Given these results, should the government stop all travel or target all travelers with an intervention? Travel has important social and economic benefits; therefore, preventing all travel will have high costs that outweigh the benefit, as discussed in Adda 2016. Additionally, in the study area in Senegal, there were almost 7 million travelers in 2013. If targeting each traveler cost only $0.50, it would result in a cost of $6,000 per case averted, 40 times higher than a normative cost-effectiveness benchmark.
Therefore, if a policy were to target travelers, only a subset of travelers should be targeted. I categorize travelers by the district they are coming from and the month in which they enter the low malaria area. I assign a cost to each district-month based on the number of travelers that would need to be targeted. The benefit for that district-month is how many cases of malaria would be treated (for cases entering) or averted (for cases generated by the imported cases). I consider four strategies for choosing which district-months to target.
Figure 1 shows the ordering of district-months based on the four strategies. These strategies are to choose randomly, choose randomly within the malaria season, choose by ordering district-months from highest to lowest incidence in the previous year, or choose by ordering district-months based on the least number of travelers targeted per case treated/averted as calculated from my analysis. The figure is zoomed in on the cost curve up to 100,000 travelers. It shows if 50,000 travelers are targeted, the benefit using the cost-effective policy averts around 30% more cases as compared to the next best policy of using the information on incidence from the previous year and almost 8 times more cases are averted as compared to randomly targeting during the malarial season.
Implications
There are a few policies that could be targeted in this district-month manner. One policy could utilize the location based on the mobile tower from which a person makes or receives calls and texts. When a person changes location from a tower in a low malaria district to one in a high malaria district, an automated SMS could be sent highlighting the higher malaria risk and tips for avoiding mosquitoes. When a person travels from a high to a low malaria tower, an SMS could provide the location of the closest health facility and an incentive to visit it. A policy that would not require coordination with the mobile phone provider would be to send health workers to meet buses from certain locations upon arrival at the bus terminal to encourage travelers to get tested and to provide them with information.

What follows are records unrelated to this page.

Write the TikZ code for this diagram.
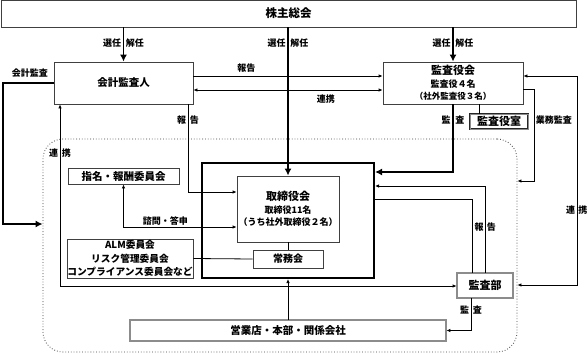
\documentclass[tikz,border=0pt]{standalone}
\usepackage{fontspec}
\setmainfont{Noto Sans CJK JP}
\usetikzlibrary{arrows.meta}

\newcommand\smallj{\fontsize{9}{11}\selectfont}

\begin{document}
\begin{tikzpicture}[
    x=1pt, y=-1pt,
    % Define box styles
    box/.style={draw=black!75, line width=0.8pt, inner sep=0pt, align=center, font=\bfseries\fontsize{10.5}{12.5}\selectfont},
    dbox/.style={box, draw=black!85, double=black!45, double distance=1.2pt},
    % Define connector styles
    link/.style={line width=0.8pt},
    arr/.style={link, -{Latex[length=4pt, width=3.5pt]}},
    biarr/.style={link, {Latex[length=4pt, width=3.5pt]}-{Latex[length=4pt, width=3.5pt]}},
    bigarr/.style={line width=1.8pt, -{Latex[length=7pt, width=7pt]}},
    lbl/.style={font=\bfseries\smallj, inner sep=1.5pt} % Style for texts on connectors
]
\useasboundingbox (0,0) rectangle (588,353);

% Dotted area (連携)
\node[draw=black!75, dotted, line width=0.8pt, rounded corners=20pt, minimum width=474pt, minimum height=213pt] (area) at (280,245.5) {};

% Boxes
\node[box, minimum width=575pt, minimum height=27pt, font=\bfseries\fontsize{11.5}{13}\selectfont] (soukai) at (288.5,13.5) {株主総会};
\node[box, minimum width=139pt, minimum height=42pt] (kaikei) at (123.5,83) {会計監査人};
\node[box, minimum width=140pt, minimum height=42pt, font=\bfseries\fontsize{11}{12.5}\selectfont] (kansayaku) at (453,83)
    {監査役会\\{\smallj 監査役４名}\\{\fontsize{8.5}{11}\selectfont （社外監査役３名）}};
\node[dbox, minimum width=58pt, minimum height=15pt, double distance=0.8pt, font=\bfseries\fontsize{11}{12}\selectfont] (kansashitsu) at (499,121.5) {監査役室};

\node[draw, line width=2pt, minimum width=172pt, minimum height=115pt] (board) at (288,220.5) {};
\node[box, minimum width=102pt, minimum height=66pt, font=\bfseries\fontsize{11}{12.5}\selectfont] (torishimari) at (288,209)
    {取締役会\\{\smallj 取締役11名}\\{\smallj （うち社外取締役２名）}};
\node[box, minimum width=70pt, minimum height=18pt, font=\bfseries\fontsize{10}{12}\selectfont] (joumu) at (288,259) {常務会};

\node[box, minimum width=111pt, minimum height=16pt] (shimei) at (123.5,176) {指名・報酬委員会};
\node[box, minimum width=126pt, minimum height=39pt, font=\bfseries\fontsize{9.7}{13.5}\selectfont] (alm) at (130,258.5)
    {ALM委員会\\リスク管理委員会\\コンプライアンス委員会など};

\node[dbox, minimum width=316pt, minimum height=21pt] (eigyou) at (288,330.5) {営業店・本部・関係会社};
\node[dbox, minimum width=56pt, minimum height=25pt, font=\bfseries\fontsize{11}{12}\selectfont] (kansabu) at (485,285.5) {監査部};

% Election and dismissal
\draw[bigarr] (soukai.south -| kaikei) -- node[lbl, pos=0.46, left] {選任} node[lbl, pos=0.46, right] {解任} (kaikei.north);
\draw[bigarr] (soukai.south -| torishimari) -- node[lbl, pos=0.107, left] {選任} node[lbl, pos=0.107, right] {解任} (torishimari.north);
\draw[bigarr] (soukai.south -| kansayaku) -- node[lbl, pos=0.46, left] {選任} node[lbl, pos=0.46, right] {解任} (kansayaku.north);

% Between the auditors
\draw[arr] ([yshift=7pt]kaikei.east) -- node[lbl, pos=0.28, above=2pt] {報告} ([yshift=7pt]kansayaku.west);
\draw[biarr] ([yshift=-7pt]kaikei.east) -- node[lbl, pos=0.7, below=3pt] {連携} ([yshift=-7pt]kansayaku.west);

% Audits
\draw[bigarr] (kaikei.west) -- node[lbl, pos=0.47, above=3pt] {会計監査} (3,83) -- (3,224) -- (area.west |- 0,224);
\draw[bigarr] (kansayaku.south) -- node[lbl, pos=0.235, left] {監} node[lbl, pos=0.235, right] {査} (453,172) -- (board.east |- 0,172);
\draw[link] (kansayaku.south -| 479,0) -- (kansashitsu.north -| 479,0);
\draw[arr] (kansayaku.east |- 0,89) -- (534,89) -- node[lbl, pos=0.34, right] {業務監査} (534,181) -- (area.east |- 0,181);
\draw[arr] (kansabu.south -| 471,0) -- node[lbl, pos=0.37, left] {監} node[lbl, pos=0.37, right] {査} (471,330.5) -- (eigyou.east);

% Cooperation
\draw[biarr] (kansayaku.east |- 0,76) -- (577,76) -- node[lbl, pos=0.64, left] {連} node[lbl, pos=0.64, right, inner sep=1pt] {携} (577,285) -- (area.east |- 0,285);
\draw[biarr] (kaikei.south -| 60,0) -- node[lbl, pos=0.27, left] {連} node[lbl, pos=0.27, right] {携} (60,286) -- (kansabu.west |- 0,286);

% Reports and consultation
\draw[arr] (kaikei.south -| 188,0) -- node[lbl, pos=0.18, left] {報} node[lbl, pos=0.18, right] {告} (188,192) -- (torishimari.west |- 0,192);
\draw[biarr] (shimei.south) -- (123.5,227) -- node[lbl, pos=0.37, above] {諮問・答申} (torishimari.west |- 0,227);
\draw[arr] (kansabu.north -| 485,0) -- node[lbl, pos=0.53, left, inner sep=1pt] {報} node[lbl, pos=0.53, right] {告} (485,186) -- (board.east |- 0,186);
\draw[link] (board.east |- 0,199) -- (472,199) -- (kansabu.north -| 472,0);

% Board and committees
\draw[link] (torishimari.south) -- (joumu.north);
\draw[link] (alm.east) -- (joumu.west);
\draw[arr] (eigyou.north) -- (board.south);

\end{tikzpicture}
\end{document}
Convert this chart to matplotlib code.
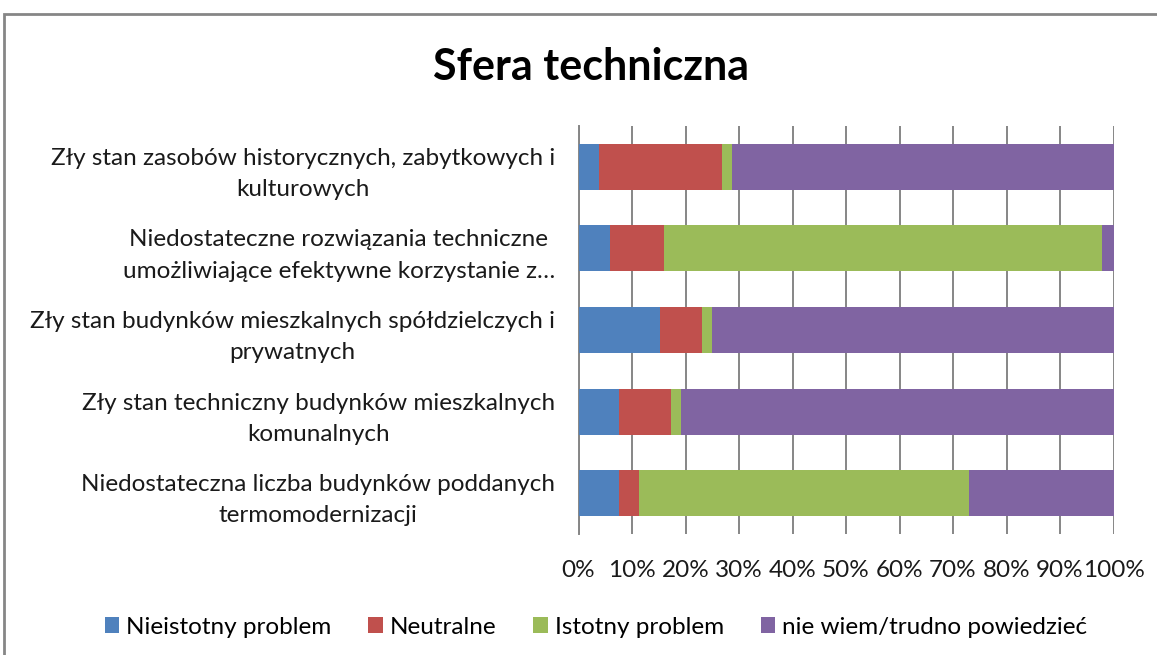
import matplotlib
matplotlib.use("Agg")
import matplotlib.pyplot as plt
from matplotlib.patches import Patch, Rectangle
import numpy as np

categories = [
    "Zły stan zasobów historycznych, zabytkowych i\nkulturowych",
    "Niedostateczne rozwiązania techniczne\numożliwiające efektywne korzystanie z…",
    "Zły stan budynków mieszkalnych spółdzielczych i\nprywatnych",
    "Zły stan techniczny budynków mieszkalnych\nkomunalnych",
    "Niedostateczna liczba budynków poddanych\ntermomodernizacji",
]
series_names = ["Nieistotny problem", "Neutralne", "Istotny problem", "nie wiem/trudno powiedzieć"]
nieistotny = [3.8, 5.9, 15.2, 7.6, 7.6]
neutralne = [23.0, 10.1, 7.8, 9.6, 3.8]
istotny = [1.9, 81.9, 1.9, 1.9, 61.6]
nie_wiem = [71.3, 2.1, 75.1, 80.9, 27.0]
colors = ["#4F81BD", "#C0504D", "#9BBB59", "#8064A2"]
xtick_labels = ["0%", "10%", "20%", "30%", "40%", "50%", "60%", "70%", "80%", "90%", "100%"]

FONT = "Lato"
FS = 17.5
fig = plt.figure(figsize=(11.57, 6.55), dpi=100)
fig.patches.append(Rectangle((4/1157, -0.1), 1.2, 1.1 - 14/655, transform=fig.transFigure,
                             fill=False, edgecolor="#868686", linewidth=2, zorder=0))
ax = fig.add_axes([578.5/1157, 1-534/655, 535/1157, 408/655])

data = [nieistotny, neutralne, istotny, nie_wiem]
y = np.arange(len(categories))
left = np.zeros(len(categories))
for vals, c, name in zip(data, colors, series_names):
    vals = np.array(vals, dtype=float)
    ax.barh(y, vals, left=left, height=0.565, color=c, label=name, zorder=3)
    left += vals

ax.set_xlim(0, 100)
ax.set_ylim(len(categories)-0.5, -0.5)
ax.set_xticks(np.arange(0, 101, 10))
ax.set_xticklabels(xtick_labels, fontsize=FS, family=FONT, color="#1a1a1a")
ax.set_yticks(y)
ax.set_yticklabels(categories, fontsize=FS, family=FONT, color="#1a1a1a",
                   multialignment="center", linespacing=1.6)
ax.tick_params(axis="both", length=0)
ax.tick_params(axis="y", pad=17)
ax.tick_params(axis="x", pad=18.5)
ax.grid(axis="x", color="#868686", linewidth=1.4, zorder=0)
ax.set_axisbelow(True)
for s in ["top", "right", "bottom"]:
    ax.spines[s].set_visible(False)
ax.spines["left"].set_color("#868686")
ax.spines["left"].set_linewidth(1.4)

fig.text(591/1157, 1-80/655, "Sfera techniczna", ha="center", va="baseline",
         fontsize=31, fontweight="bold", family=FONT)

handles = [Patch(facecolor=c, edgecolor="none", label=n) for c, n in zip(colors, series_names)]
fig.legend(handles=handles, loc="center", bbox_to_anchor=(596/1157, 1-627/655), ncol=4,
           frameon=False, prop={"family": FONT, "size": FS}, handlelength=0.6,
           handleheight=0.6, handletextpad=0.3, columnspacing=1.5)

fig.savefig("out.png", dpi=100)
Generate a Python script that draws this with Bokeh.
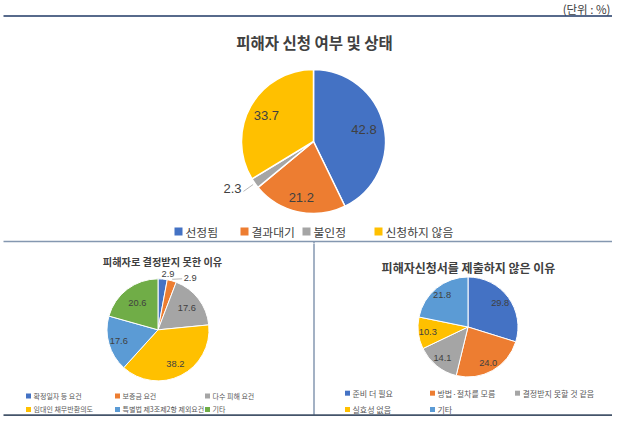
import math
from bokeh.plotting import figure
from bokeh.models import Range1d
from bokeh.layouts import column
from bokeh.embed import file_html
from bokeh.resources import INLINE
from bokeh.core.properties import value

# ---------------- data ----------------
unit_text = "(단위 : %)"

top_title = "피해자 신청 여부 및 상태"
top_labels = ["선정됨", "결과대기", "불인정", "신청하지 않음"]
top_values = [42.8, 21.2, 2.3, 33.7]

left_title = "피해자로 결정받지 못한 이유"
left_labels = ["확정일자 등 요건", "보증금 요건", "다수 피해 요건",
               "임대인 채무반환의도", "특별법 제3조제2항 제외요건", "기타"]
left_values = [2.9, 2.9, 17.6, 38.2, 17.6, 20.6]

right_title = "피해자신청서를 제출하지 않은 이유"
right_labels = ["준비 더 필요", "방법·절차를 모름", "결정받지 못할 것 같음",
                "실효성 없음", "기타"]
right_values = [29.8, 24.0, 14.1, 10.3, 21.8]

# ---------------- style ----------------
BLUE, ORANGE, GRAY, YELLOW, LBLUE, GREEN = ("#4472C4", "#ED7D31", "#A5A5A5",
                                            "#FFC000", "#5B9BD5", "#70AD47")
top_colors = [BLUE, ORANGE, GRAY, YELLOW]
left_colors = [BLUE, ORANGE, GRAY, YELLOW, LBLUE, GREEN]
right_colors = [BLUE, ORANGE, GRAY, YELLOW, LBLUE]

KR = "Noto Sans CJK KR"
NUM = "Liberation Sans"
DARK = "#404040"
LEG = "#595959"
W = 612


class Panel:
    """A figure whose x is in page pixels and y in (negated) page pixels."""

    def __init__(self, ya, yb, height):
        self.ky = (yb - ya) / height  # data units per screen px (vertical)
        self.yb = yb
        p = figure(width=W, height=height, x_range=Range1d(0, W),
                   y_range=Range1d(-yb, -ya), output_backend="svg",
                   toolbar_location=None, min_border=0,
                   x_axis_type=None, y_axis_type=None)
        p.grid.visible = False
        p.outline_line_color = None
        p.background_fill_color = "white"
        p.border_fill_color = "white"
        self.p = p

    def line(self, xs, ys, color, width):
        self.p.line(x=xs, y=[-y for y in ys], line_color=color, line_width=width)

    def txt(self, x, y, s, size, color=DARK, font=KR, align="center", bold=False):
        self.p.text(x=[x], y=[-y], text=[s], text_font=value(font),
                    text_font_size=f"{size}px", text_color=color,
                    text_align=align, text_baseline="middle",
                    text_font_style="bold" if bold else "normal")

    def pie(self, cx, cy, r, values, colors, lw, label_f, label_da, size,
            leaders=()):
        total = sum(values)
        starts, ends, mids = [], [], []
        cum = 0.0
        for v in values:
            a0 = math.pi / 2 - 2 * math.pi * cum / total
            cum += v
            a1 = math.pi / 2 - 2 * math.pi * cum / total
            starts.append(a1)
            ends.append(a0)
            mids.append((a0 + a1) / 2)
        self.p.wedge(x=cx, y=-cy, radius=r, start_angle=starts, end_angle=ends,
                     fill_color=colors, line_color="white", line_width=lw)
        lx, ly = [], []
        for m, f, da in zip(mids, label_f, label_da):
            a = m + math.radians(da)
            lx.append(cx + f * r * math.cos(a))
            ly.append(-cy + f * r * math.sin(a) * self.ky)
        self.p.text(x=lx, y=ly, text=[f"{v:.1f}" for v in values],
                    text_font=value(NUM), text_font_size=f"{size}px",
                    text_color=DARK, text_align="center",
                    text_baseline="middle")
        for i, (dx, dy) in leaders:
            m = mids[i]
            sx = cx + 1.03 * r * math.cos(m)
            sy = -cy + 1.03 * r * math.sin(m) * self.ky
            self.p.line(x=[sx, lx[i] + dx], y=[sy, ly[i] - dy * self.ky],
                        line_color="#A6A6A6", line_width=0.8)

    def legend(self, xs, ys, ncols, labels, colors, size, sq, gap, color=LEG):
        px_, py_ = [], []
        for i in range(len(labels)):
            px_.append(xs[i % ncols])
            py_.append(-ys[i // ncols])
        self.p.scatter(x=px_, y=py_, marker="square", size=sq,
                       fill_color=colors, line_color=None)
        self.p.text(x=[x + gap for x in px_], y=py_, text=labels,
                    text_font=value(KR), text_font_size=f"{size}px",
                    text_color=color, text_align="left",
                    text_baseline="middle")


# ---- top panel (page y 0..243, 1:1) ----
top = Panel(0, 243, 243)
top.txt(610, 8, unit_text, 11.5, align="right")
top.line([3, 623], [15.5, 15.5], "#1F3864", 1.5)
top.txt(314, 41, top_title, 15.5, bold=True)
top.pie(313, 141, 72, top_values, top_colors, 1.5,
        [0.72, 0.80, 1.30, 0.75], [0, 0, -5.4, 0], 13,
        leaders=[(2, (11, 3))])
top.legend([178, 244, 306, 378], [231], 4, top_labels, top_colors, 11.8, 8, 7,
           color=DARK)
top.line([3, 623], [241, 241], "#8497B0", 1.5)
top.line([313.5, 313.5], [241, 244], "#8497B0", 1.5)

# ---- bottom panel (page y 243..423, slightly compressed into 173 px) ----
bot = Panel(243, 423.3, 173)
bot.line([313.5, 313.5], [242, 423.3], "#8497B0", 1.5)
bot.line([3, 623], [423.3 - 1.2 * bot.ky, 423.3 - 1.2 * bot.ky], "#44546A", 2)

bot.txt(162, 262, left_title, 10.2, bold=True)
bot.pie(157.5, 333, 51, left_values, left_colors, 1,
        [1.12, 1.2, 0.71, 0.76, 0.8, 0.67], [-4.8, -16, 0, 0, 0, 0], 9.3,
        leaders=[(1, (-8, 1))])
bot.legend([28, 117, 207], [402, 416], 3, left_labels, left_colors, 7, 5, 5)

bot.txt(468, 268, right_title, 12, bold=True)
bot.pie(467.5, 330, 50, right_values, right_colors, 1,
        [0.8, 0.82, 0.81, 0.81, 0.82], [0, 0, 0, 0, 0], 9.3)
bot.legend([347, 432, 517], [399, 416], 3, right_labels, right_colors, 8, 5, 5)

layout = column(top.p, bot.p, spacing=0)
open("out.html", "w").write(file_html(layout, INLINE))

The work here focuses on malaria, but it is possible to implement these types of models for other infectious diseases such as influenza, Ebola, or Zika. As cell phone usage becomes more prevalent throughout the developing world and cell phone providers begin to understand how the data they collect can be used by policy makers to implement better policies, measuring short term movement becomes much easier. What will then become necessary is the collection of high frequency data on all infectious diseases. This data will make it possible to study these types of models that help policymakers better target interventions, and in turn will make it easier to evaluate the interventions if case data are already being collected. This could help countries more effectively fight existing infectious diseases and prevent epidemics of new diseases.
Sveta Milusheva is a PhD student at Brown University.